REQUIREMENTS: Copy nothing but the text: reproduce each line of the listing exactly and leave the pictures out.

# # # #

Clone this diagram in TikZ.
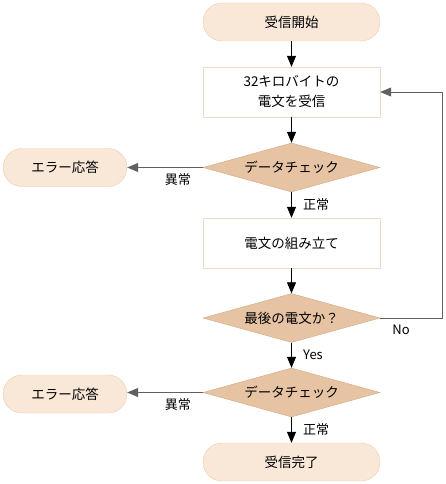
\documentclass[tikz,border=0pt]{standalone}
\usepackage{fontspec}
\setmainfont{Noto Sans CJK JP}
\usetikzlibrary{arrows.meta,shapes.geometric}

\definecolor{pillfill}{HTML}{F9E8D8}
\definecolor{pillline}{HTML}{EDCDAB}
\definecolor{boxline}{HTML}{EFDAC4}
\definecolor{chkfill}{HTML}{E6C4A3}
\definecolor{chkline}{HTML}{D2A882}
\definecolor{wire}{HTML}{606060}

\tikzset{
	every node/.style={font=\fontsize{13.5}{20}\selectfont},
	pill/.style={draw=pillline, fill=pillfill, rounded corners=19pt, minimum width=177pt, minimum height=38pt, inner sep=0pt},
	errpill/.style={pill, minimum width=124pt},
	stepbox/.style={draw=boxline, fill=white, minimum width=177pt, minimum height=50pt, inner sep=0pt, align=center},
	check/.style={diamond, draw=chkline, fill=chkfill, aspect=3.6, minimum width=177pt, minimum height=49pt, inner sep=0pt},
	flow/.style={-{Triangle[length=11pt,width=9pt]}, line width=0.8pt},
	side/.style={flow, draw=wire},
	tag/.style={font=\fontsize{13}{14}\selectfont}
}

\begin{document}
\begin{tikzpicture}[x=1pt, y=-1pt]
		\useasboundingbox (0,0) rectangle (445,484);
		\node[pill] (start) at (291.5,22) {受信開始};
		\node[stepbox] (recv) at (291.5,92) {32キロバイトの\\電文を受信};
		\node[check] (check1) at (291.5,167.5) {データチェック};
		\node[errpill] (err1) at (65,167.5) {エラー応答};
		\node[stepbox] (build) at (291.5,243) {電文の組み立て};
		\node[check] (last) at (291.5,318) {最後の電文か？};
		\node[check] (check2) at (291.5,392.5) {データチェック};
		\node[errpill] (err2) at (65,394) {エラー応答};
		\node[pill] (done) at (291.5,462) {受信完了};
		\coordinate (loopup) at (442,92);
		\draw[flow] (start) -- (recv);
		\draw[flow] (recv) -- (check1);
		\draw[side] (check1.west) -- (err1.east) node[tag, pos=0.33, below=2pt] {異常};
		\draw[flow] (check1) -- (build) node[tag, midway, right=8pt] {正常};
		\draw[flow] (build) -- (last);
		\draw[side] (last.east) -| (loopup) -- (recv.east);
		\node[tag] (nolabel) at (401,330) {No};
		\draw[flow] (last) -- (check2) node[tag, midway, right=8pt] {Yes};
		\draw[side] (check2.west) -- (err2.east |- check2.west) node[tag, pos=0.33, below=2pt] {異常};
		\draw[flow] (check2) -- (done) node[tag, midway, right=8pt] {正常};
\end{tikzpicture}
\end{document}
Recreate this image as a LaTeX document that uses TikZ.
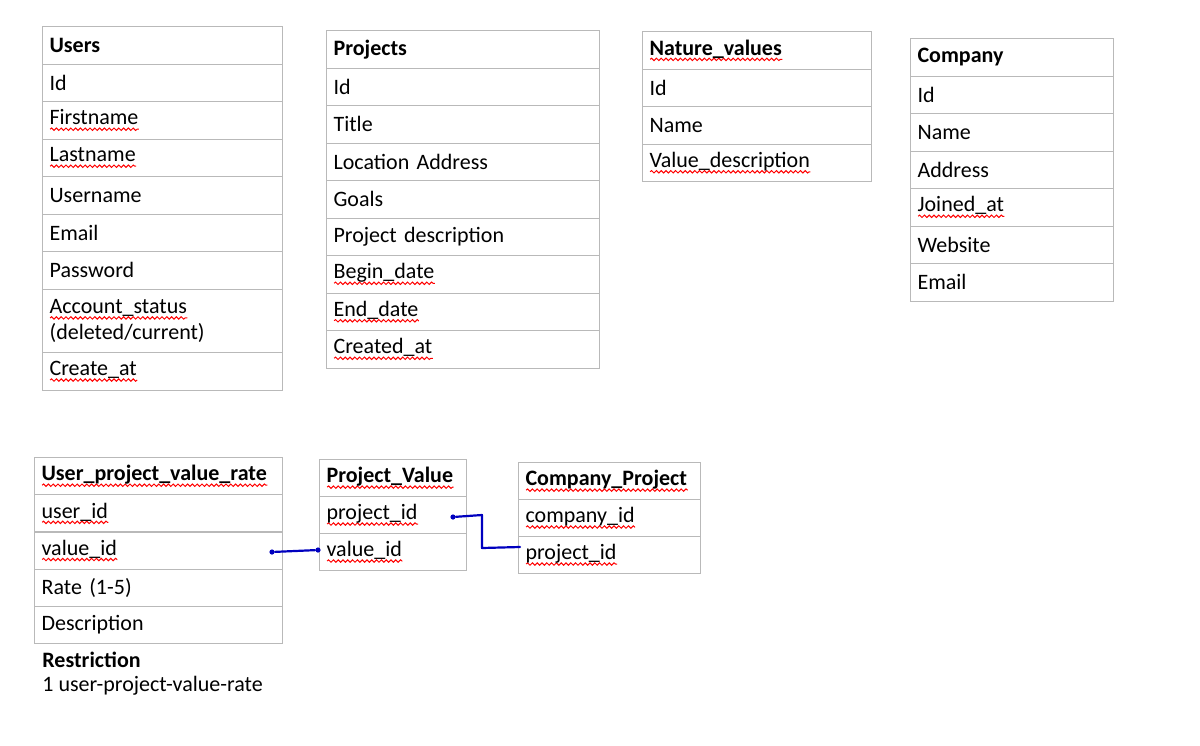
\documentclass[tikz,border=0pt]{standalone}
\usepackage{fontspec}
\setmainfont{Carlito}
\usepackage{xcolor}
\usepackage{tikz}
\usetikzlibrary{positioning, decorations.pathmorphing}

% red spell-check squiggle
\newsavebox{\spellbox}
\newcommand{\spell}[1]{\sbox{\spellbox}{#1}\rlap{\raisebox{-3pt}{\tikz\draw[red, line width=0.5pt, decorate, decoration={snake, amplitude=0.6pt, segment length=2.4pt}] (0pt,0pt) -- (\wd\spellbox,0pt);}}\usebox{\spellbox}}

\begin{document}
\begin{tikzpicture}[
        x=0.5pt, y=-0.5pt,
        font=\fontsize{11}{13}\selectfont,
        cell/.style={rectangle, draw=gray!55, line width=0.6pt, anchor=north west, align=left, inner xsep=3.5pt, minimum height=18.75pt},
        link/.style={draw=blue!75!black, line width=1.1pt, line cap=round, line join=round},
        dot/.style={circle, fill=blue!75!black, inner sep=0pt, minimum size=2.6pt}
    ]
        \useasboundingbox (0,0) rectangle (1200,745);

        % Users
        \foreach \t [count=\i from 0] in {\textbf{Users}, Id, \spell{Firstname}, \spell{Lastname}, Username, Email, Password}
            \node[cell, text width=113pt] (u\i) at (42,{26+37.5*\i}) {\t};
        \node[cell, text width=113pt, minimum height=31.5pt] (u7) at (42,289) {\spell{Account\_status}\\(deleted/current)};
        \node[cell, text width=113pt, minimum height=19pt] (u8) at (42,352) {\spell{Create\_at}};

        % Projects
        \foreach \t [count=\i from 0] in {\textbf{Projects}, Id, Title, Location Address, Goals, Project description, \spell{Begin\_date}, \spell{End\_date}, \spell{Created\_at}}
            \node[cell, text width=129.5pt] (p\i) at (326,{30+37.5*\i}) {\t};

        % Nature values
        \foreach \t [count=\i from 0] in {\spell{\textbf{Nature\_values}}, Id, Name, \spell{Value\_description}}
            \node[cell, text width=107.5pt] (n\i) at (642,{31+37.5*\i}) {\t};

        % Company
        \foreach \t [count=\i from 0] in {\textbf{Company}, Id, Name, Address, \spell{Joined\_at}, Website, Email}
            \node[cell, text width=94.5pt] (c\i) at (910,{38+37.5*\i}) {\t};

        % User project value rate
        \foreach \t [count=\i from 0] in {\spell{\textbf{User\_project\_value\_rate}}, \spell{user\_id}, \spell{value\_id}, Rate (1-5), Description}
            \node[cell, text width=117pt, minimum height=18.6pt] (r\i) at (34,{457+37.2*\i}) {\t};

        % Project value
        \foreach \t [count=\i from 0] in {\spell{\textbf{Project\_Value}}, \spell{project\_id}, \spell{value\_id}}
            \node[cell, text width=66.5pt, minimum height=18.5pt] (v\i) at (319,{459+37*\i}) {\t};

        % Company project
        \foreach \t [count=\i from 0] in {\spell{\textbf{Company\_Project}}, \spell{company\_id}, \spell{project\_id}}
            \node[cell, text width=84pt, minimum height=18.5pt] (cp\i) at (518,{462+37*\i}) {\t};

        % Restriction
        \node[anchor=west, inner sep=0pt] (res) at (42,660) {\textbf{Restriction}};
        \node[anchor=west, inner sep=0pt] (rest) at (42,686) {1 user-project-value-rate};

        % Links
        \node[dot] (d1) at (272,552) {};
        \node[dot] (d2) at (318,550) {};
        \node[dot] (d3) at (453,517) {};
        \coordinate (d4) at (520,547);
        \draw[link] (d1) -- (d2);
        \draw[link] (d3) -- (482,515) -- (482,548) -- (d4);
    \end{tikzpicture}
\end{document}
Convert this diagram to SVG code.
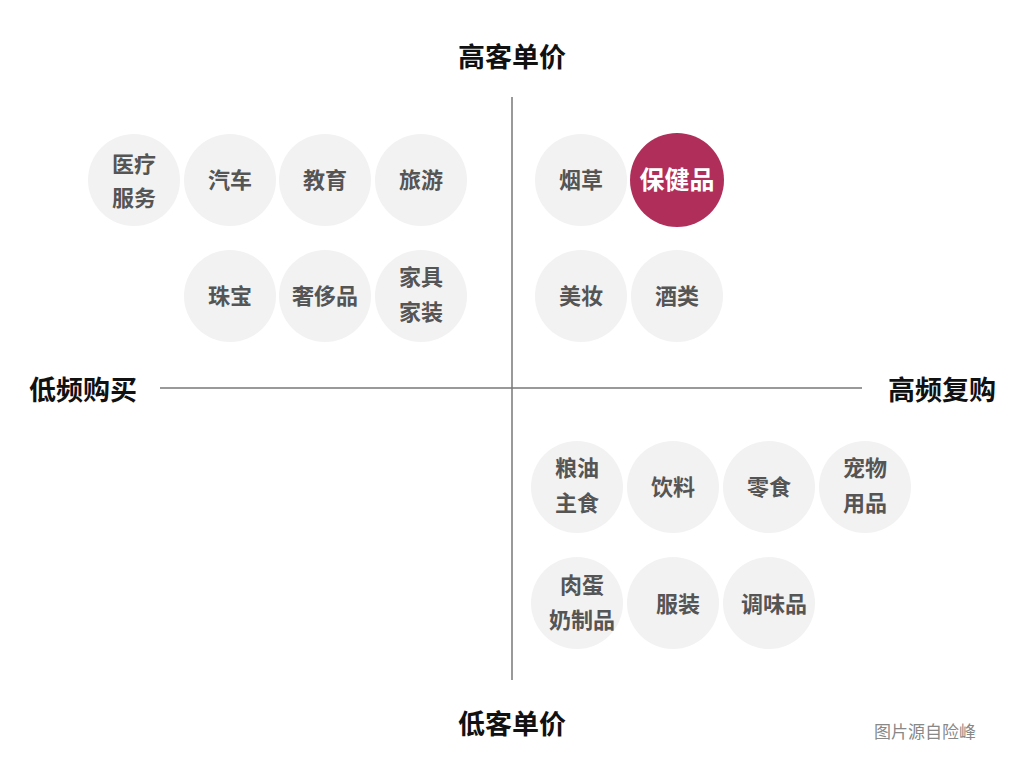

# # # #

THE RESPONSE:
Clone this diagram in TikZ.
\documentclass[tikz,border=0pt]{standalone}
\usepackage{fontspec}
\setmainfont{Noto Sans CJK JP}
\usetikzlibrary{arrows.meta,shapes.geometric}

\definecolor{pillfill}{HTML}{F9E8D8}
\definecolor{pillline}{HTML}{EDCDAB}
\definecolor{boxline}{HTML}{EFDAC4}
\definecolor{chkfill}{HTML}{E6C4A3}
\definecolor{chkline}{HTML}{D2A882}
\definecolor{wire}{HTML}{606060}

\tikzset{
	every node/.style={font=\fontsize{13.5}{20}\selectfont},
	pill/.style={draw=pillline, fill=pillfill, rounded corners=19pt, minimum width=177pt, minimum height=38pt, inner sep=0pt},
	errpill/.style={pill, minimum width=124pt},
	stepbox/.style={draw=boxline, fill=white, minimum width=177pt, minimum height=50pt, inner sep=0pt, align=center},
	check/.style={diamond, draw=chkline, fill=chkfill, aspect=3.6, minimum width=177pt, minimum height=49pt, inner sep=0pt},
	flow/.style={-{Triangle[length=11pt,width=9pt]}, line width=0.8pt},
	side/.style={flow, draw=wire},
	tag/.style={font=\fontsize{13}{14}\selectfont}
}

\begin{document}
\begin{tikzpicture}[x=1pt, y=-1pt]
		\useasboundingbox (0,0) rectangle (445,484);
		\node[pill] (start) at (291.5,22) {受信開始};
		\node[stepbox] (recv) at (291.5,92) {32キロバイトの\\電文を受信};
		\node[check] (check1) at (291.5,167.5) {データチェック};
		\node[errpill] (err1) at (65,167.5) {エラー応答};
		\node[stepbox] (build) at (291.5,243) {電文の組み立て};
		\node[check] (last) at (291.5,318) {最後の電文か？};
		\node[check] (check2) at (291.5,392.5) {データチェック};
		\node[errpill] (err2) at (65,394) {エラー応答};
		\node[pill] (done) at (291.5,462) {受信完了};
		\coordinate (loopup) at (442,92);
		\draw[flow] (start) -- (recv);
		\draw[flow] (recv) -- (check1);
		\draw[side] (check1.west) -- (err1.east) node[tag, pos=0.33, below=2pt] {異常};
		\draw[flow] (check1) -- (build) node[tag, midway, right=8pt] {正常};
		\draw[flow] (build) -- (last);
		\draw[side] (last.east) -| (loopup) -- (recv.east);
		\node[tag] (nolabel) at (401,330) {No};
		\draw[flow] (last) -- (check2) node[tag, midway, right=8pt] {Yes};
		\draw[side] (check2.west) -- (err2.east |- check2.west) node[tag, pos=0.33, below=2pt] {異常};
		\draw[flow] (check2) -- (done) node[tag, midway, right=8pt] {正常};
\end{tikzpicture}
\end{document}
Recreate this image as a LaTeX document that uses TikZ.
\documentclass[tikz,border=0pt]{standalone}
\usepackage{fontspec}
\setmainfont{Carlito}
\usepackage{xcolor}
\usepackage{tikz}
\usetikzlibrary{positioning, decorations.pathmorphing}

% red spell-check squiggle
\newsavebox{\spellbox}
\newcommand{\spell}[1]{\sbox{\spellbox}{#1}\rlap{\raisebox{-3pt}{\tikz\draw[red, line width=0.5pt, decorate, decoration={snake, amplitude=0.6pt, segment length=2.4pt}] (0pt,0pt) -- (\wd\spellbox,0pt);}}\usebox{\spellbox}}

\begin{document}
\begin{tikzpicture}[
        x=0.5pt, y=-0.5pt,
        font=\fontsize{11}{13}\selectfont,
        cell/.style={rectangle, draw=gray!55, line width=0.6pt, anchor=north west, align=left, inner xsep=3.5pt, minimum height=18.75pt},
        link/.style={draw=blue!75!black, line width=1.1pt, line cap=round, line join=round},
        dot/.style={circle, fill=blue!75!black, inner sep=0pt, minimum size=2.6pt}
    ]
        \useasboundingbox (0,0) rectangle (1200,745);

        % Users
        \foreach \t [count=\i from 0] in {\textbf{Users}, Id, \spell{Firstname}, \spell{Lastname}, Username, Email, Password}
            \node[cell, text width=113pt] (u\i) at (42,{26+37.5*\i}) {\t};
        \node[cell, text width=113pt, minimum height=31.5pt] (u7) at (42,289) {\spell{Account\_status}\\(deleted/current)};
        \node[cell, text width=113pt, minimum height=19pt] (u8) at (42,352) {\spell{Create\_at}};

        % Projects
        \foreach \t [count=\i from 0] in {\textbf{Projects}, Id, Title, Location Address, Goals, Project description, \spell{Begin\_date}, \spell{End\_date}, \spell{Created\_at}}
            \node[cell, text width=129.5pt] (p\i) at (326,{30+37.5*\i}) {\t};

        % Nature values
        \foreach \t [count=\i from 0] in {\spell{\textbf{Nature\_values}}, Id, Name, \spell{Value\_description}}
            \node[cell, text width=107.5pt] (n\i) at (642,{31+37.5*\i}) {\t};

        % Company
        \foreach \t [count=\i from 0] in {\textbf{Company}, Id, Name, Address, \spell{Joined\_at}, Website, Email}
            \node[cell, text width=94.5pt] (c\i) at (910,{38+37.5*\i}) {\t};

        % User project value rate
        \foreach \t [count=\i from 0] in {\spell{\textbf{User\_project\_value\_rate}}, \spell{user\_id}, \spell{value\_id}, Rate (1-5), Description}
            \node[cell, text width=117pt, minimum height=18.6pt] (r\i) at (34,{457+37.2*\i}) {\t};

        % Project value
        \foreach \t [count=\i from 0] in {\spell{\textbf{Project\_Value}}, \spell{project\_id}, \spell{value\_id}}
            \node[cell, text width=66.5pt, minimum height=18.5pt] (v\i) at (319,{459+37*\i}) {\t};

        % Company project
        \foreach \t [count=\i from 0] in {\spell{\textbf{Company\_Project}}, \spell{company\_id}, \spell{project\_id}}
            \node[cell, text width=84pt, minimum height=18.5pt] (cp\i) at (518,{462+37*\i}) {\t};

        % Restriction
        \node[anchor=west, inner sep=0pt] (res) at (42,660) {\textbf{Restriction}};
        \node[anchor=west, inner sep=0pt] (rest) at (42,686) {1 user-project-value-rate};

        % Links
        \node[dot] (d1) at (272,552) {};
        \node[dot] (d2) at (318,550) {};
        \node[dot] (d3) at (453,517) {};
        \coordinate (d4) at (520,547);
        \draw[link] (d1) -- (d2);
        \draw[link] (d3) -- (482,515) -- (482,548) -- (d4);
    \end{tikzpicture}
\end{document}
Convert this diagram to SVG code.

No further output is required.